Margin Analysis helps to ensure that Management Accounting and Financial Accounting (FI) are reconciled at the account level at all times. In the account-based approach, all costs and revenues are transferred simultaneously to FI and CO-PA. The cost of sales, which is posted to CO-PA when goods are issued, is of particular importance for CO-PA. With the SAP S/4HANA solution, it is also possible to analyze fixed and variable costs of the cost of goods sold and there for analyzing contribution margins.

Image showing two methods of financial allocation: by areas of responsibility (Profit Centers) and by market segment (Profitability segments). Below are steps: Product Development, Procurement, Production, Sales & distribution, and Service.

Sales Reporting

Profitability Analysis (CO-PA) allows you to analyze the profitability of specific market segments, such as products, customers, and their customer groups as well as organizational units (company codes or business areas). The aim is to provide your sales, marketing, product management, and business planning departments with market-oriented controlling information to support the decision-making process.

Responsibility Reporting

You can use Profit Center Accounting (EC-PCA) in the New General Ledger to analyze internal profit and loss for profit centers, as well as the balance sheet. Using the online document, online reconciliation, and parallel ledgers within the New General Ledger, you can analyze profit and profitability that satisfies the requirement of fast closing.

PCA in New General Ledger

With PCA in the New General Ledger, you can perform the following tasks:

  • Evaluate the different areas or units within your company.

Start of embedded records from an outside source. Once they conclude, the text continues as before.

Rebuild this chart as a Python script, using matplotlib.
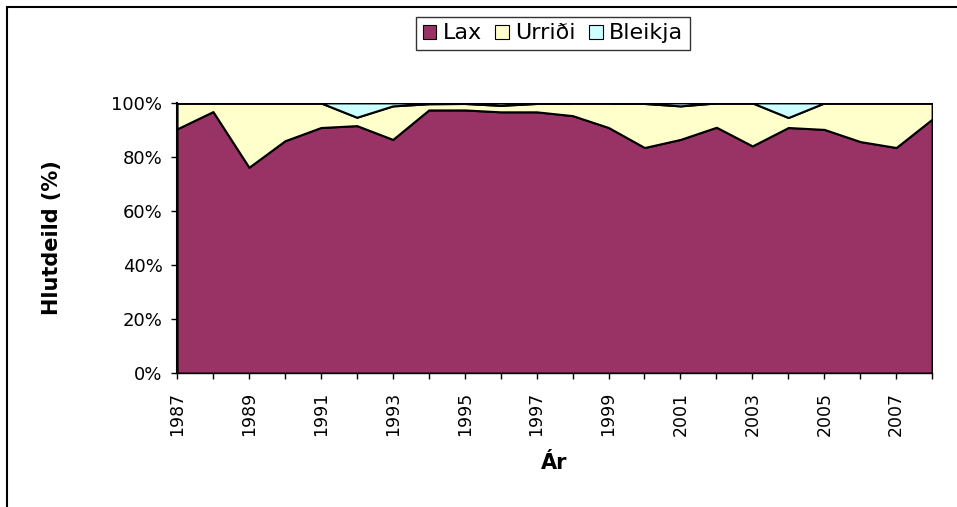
import matplotlib.pyplot as plt
from matplotlib.patches import Rectangle

ar = list(range(1987, 2009))
lax = [90.4, 96.8, 76.2, 86.0, 90.9, 91.6, 86.5, 97.4, 97.4, 96.7, 96.7,
       95.3, 90.9, 83.5, 86.5, 91.0, 84.1, 90.9, 90.2, 85.7, 83.5, 94.0]
urridi = [9.6, 3.2, 23.8, 14.0, 9.1, 3.1, 12.4, 2.3, 2.4, 2.4, 3.1,
          4.7, 9.1, 16.3, 12.4, 9.0, 15.9, 3.7, 9.8, 14.3, 16.5, 6.0]
bleikja = [0.0, 0.0, 0.0, 0.0, 0.0, 5.3, 1.1, 0.3, 0.2, 0.9, 0.2,
           0.0, 0.0, 0.2, 1.1, 0.0, 0.0, 5.4, 0.0, 0.0, 0.0, 0.0]
heiti = ["Lax", "Urriði", "Bleikja"]
litir = ["#993366", "#FFFFCC", "#CCFFFF"]

plt.rcParams["font.family"] = "DejaVu Sans"

fig = plt.figure(figsize=(9.57, 5.07), dpi=100)
ax = fig.add_axes([0.185, 0.264, 0.789, 0.533])

ax.stackplot(ar, lax, urridi, bleikja, labels=heiti, colors=litir,
             edgecolor="black", linewidth=1.5)

ax.set_xlim(1987, 2008)
ax.set_ylim(0, 100)
ax.set_xticks(ar)
ax.set_xticklabels([str(a) if (a - 1987) % 2 == 0 else "" for a in ar],
                   rotation=90)
ax.set_yticks(range(0, 101, 20))
ax.set_yticklabels([f"{v}%" for v in range(0, 101, 20)])
ax.tick_params(direction="out", length=4.5, width=1, color="black")
ax.tick_params(axis="x", pad=9, labelsize=12.5)
ax.tick_params(axis="y", pad=6, labelsize=13)
ax.spines["top"].set_visible(False)
ax.spines["right"].set_visible(False)
ax.spines["left"].set_linewidth(1.5)
ax.spines["bottom"].set_linewidth(1.0)

ax.set_xlabel("Ár", fontsize=15, fontweight="bold", va="center")
ax.xaxis.set_label_coords(0.5, -0.333)
ax.set_ylabel("Hlutdeild (%)", fontsize=15, fontweight="bold", va="center")
ax.yaxis.set_label_coords(-0.166, 0.5)

leg = fig.legend(loc="center", bbox_to_anchor=(0.578, 0.934), ncol=3,
                 fontsize=16, frameon=True, fancybox=False, edgecolor="black",
                 handlelength=0.6, handleheight=0.6, handletextpad=0.3,
                 columnspacing=0.6, borderpad=0.3)
leg.get_frame().set_linewidth(1.0)
for h in leg.legend_handles:
    h.set_linewidth(0.8)

# ramminn utan um myndina
fig.patches.append(Rectangle((7 / 957, -0.1), 1.2, 1.1 - 7 / 507,
                             transform=fig.transFigure, fill=False,
                             edgecolor="black", linewidth=1.5))

fig.savefig("out.png", dpi=100)
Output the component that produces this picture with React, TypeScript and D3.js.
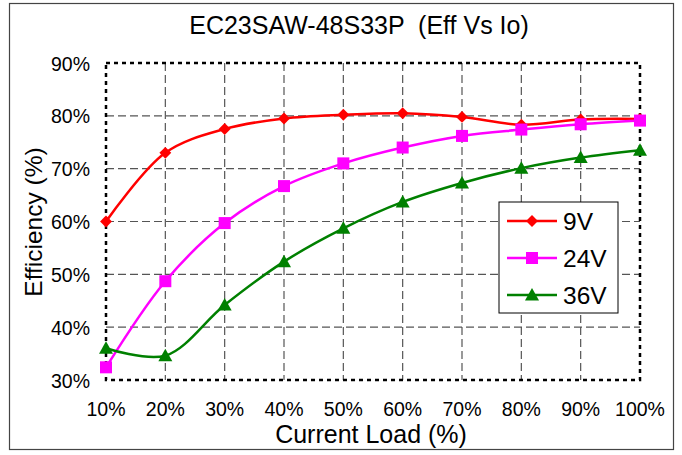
import React from "react";
import * as d3 from "d3";

const loads = [10, 20, 30, 40, 50, 60, 70, 80, 90, 100];
const eff9V = [60.0, 73.0, 77.5, 79.5, 80.2, 80.5, 79.8, 78.3, 79.3, 79.4];
const eff24V = [32.4, 48.7, 59.7, 66.7, 71.0, 74.0, 76.2, 77.4, 78.4, 79.1];
const eff36V = [36.0, 34.6, 44.2, 52.4, 58.7, 63.7, 67.3, 70.1, 72.1, 73.5];
const yTicks = [30, 40, 50, 60, 70, 80, 90];
const seriesNames = ["9V", "24V", "36V"];
const seriesColors = ["#ff0000", "#ff00ff", "#008000"];
const seriesMarkers = ["diamond", "square", "triangle"];

const W = 682;
const H = 455;
const L = 106, R = 640, T = 63, B = 380;

function Marker({ type, x, y, color }: { type: string; x: number; y: number; color: string }) {
  if (type === "diamond") {
    const s = d3.symbol(d3.symbolDiamond2, 90)();
    return <path d={s || ""} transform={`translate(${x},${y})`} fill={color} />;
  }
  if (type === "square") {
    return <rect x={x - 6} y={y - 6} width={12} height={12} fill={color} />;
  }
  return <path d={`M${x},${y - 7}L${x + 7},${y + 5.5}L${x - 7},${y + 5.5}Z`} fill={color} />;
}

export default function App() {
  const x = d3.scaleLinear().domain([10, 100]).range([L, R]);
  const y = d3.scaleLinear().domain([30, 90]).range([B, T]);
  const data = [eff9V, eff24V, eff36V];
  const line = d3
    .line<number>()
    .x((_, i) => x(loads[i]))
    .y((d) => y(d))
    .curve(d3.curveCatmullRom.alpha(0.5));
  const font = "Arial, 'Liberation Sans', sans-serif";
  const legX = 499, legY = 202;
  return (
    <svg width={W} height={H} style={{ position: "absolute", left: 0, top: 0 }} fontFamily={font}>
      <rect x={0} y={0} width={W} height={H} fill="#fff" />
      <rect x={9.5} y={3.5} width={664} height={446} fill="none" stroke="#444" strokeWidth={1.2} />
      <text x={359} y={34} textAnchor="middle" fontSize={25} fill="#000" style={{ whiteSpace: "pre" }}>
        {"EC23SAW-48S33P  (Eff Vs Io)"}
      </text>
      {/* grid */}
      {yTicks.slice(1, -1).map((t) => (
        <line key={"gy" + t} x1={L} x2={R} y1={y(t)} y2={y(t)} stroke="#555" strokeWidth={1.2} strokeDasharray="8,4" />
      ))}
      {loads.slice(1, -1).map((t) => (
        <line key={"gx" + t} x1={x(t)} x2={x(t)} y1={T} y2={B} stroke="#555" strokeWidth={1.2} strokeDasharray="8,4" />
      ))}
      {/* plot border */}
      <rect x={L} y={T} width={R - L} height={B - T} fill="none" stroke="#000" strokeWidth={2.5} strokeDasharray="4,4" />
      {/* y tick labels */}
      {yTicks.map((t) => (
        <text key={"yt" + t} x={90} y={y(t) + 7.5} textAnchor="end" fontSize={19.5} fill="#000">
          {t}%
        </text>
      ))}
      {loads.map((t) => (
        <text key={"xt" + t} x={x(t)} y={416} textAnchor="middle" fontSize={19.5} fill="#000">
          {t}%
        </text>
      ))}
      <text x={371} y={443} textAnchor="middle" fontSize={25} fill="#000">
        Current Load (%)
      </text>
      <text transform={`translate(42,222) rotate(-90)`} textAnchor="middle" fontSize={24.5} fill="#000">
        Efficiency (%)
      </text>
      {/* series */}
      {data.map((d, si) => (
        <g key={"s" + si}>
          <path d={line(d) || ""} fill="none" stroke={seriesColors[si]} strokeWidth={2.5} />
          {d.map((v, i) => (
            <Marker key={i} type={seriesMarkers[si]} x={x(loads[i])} y={y(v)} color={seriesColors[si]} />
          ))}
        </g>
      ))}
      {/* legend */}
      <rect x={legX} y={legY} width={119} height={111} fill="#fff" stroke="#000" strokeWidth={1} />
      {seriesNames.map((n, i) => {
        const ly = legY + 19 + i * 37;
        return (
          <g key={"lg" + n}>
            <line x1={legX + 8} x2={legX + 58} y1={ly} y2={ly} stroke={seriesColors[i]} strokeWidth={2.5} />
            <Marker type={seriesMarkers[i]} x={legX + 33} y={ly} color={seriesColors[i]} />
            <text x={legX + 64} y={ly + 8.5} fontSize={24.5} fill="#000">
              {n}
            </text>
          </g>
        );
      })}
    </svg>
  );
}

  • Structure the profit centers of your company according to regions (branch offices and plants), functions (production and sales), or products (product ranges and divisions).

PCA is part of the New General Ledger in SAP S/4HANA Enterprise Management.

Summary

  • SAP S/4HANA integrates accounting and controlling for profitability management.
  • Profitability Analysis (CO-PA) analyzes market segments like products and customers.
  • Profit Center Accounting (PCA) analyzes internal profit and loss for areas of responsibility.
  • Fixed and variable costs are analyzed separately in cost accounting.
  • Cost-of-sales accounting compares sales revenues with manufacturing costs.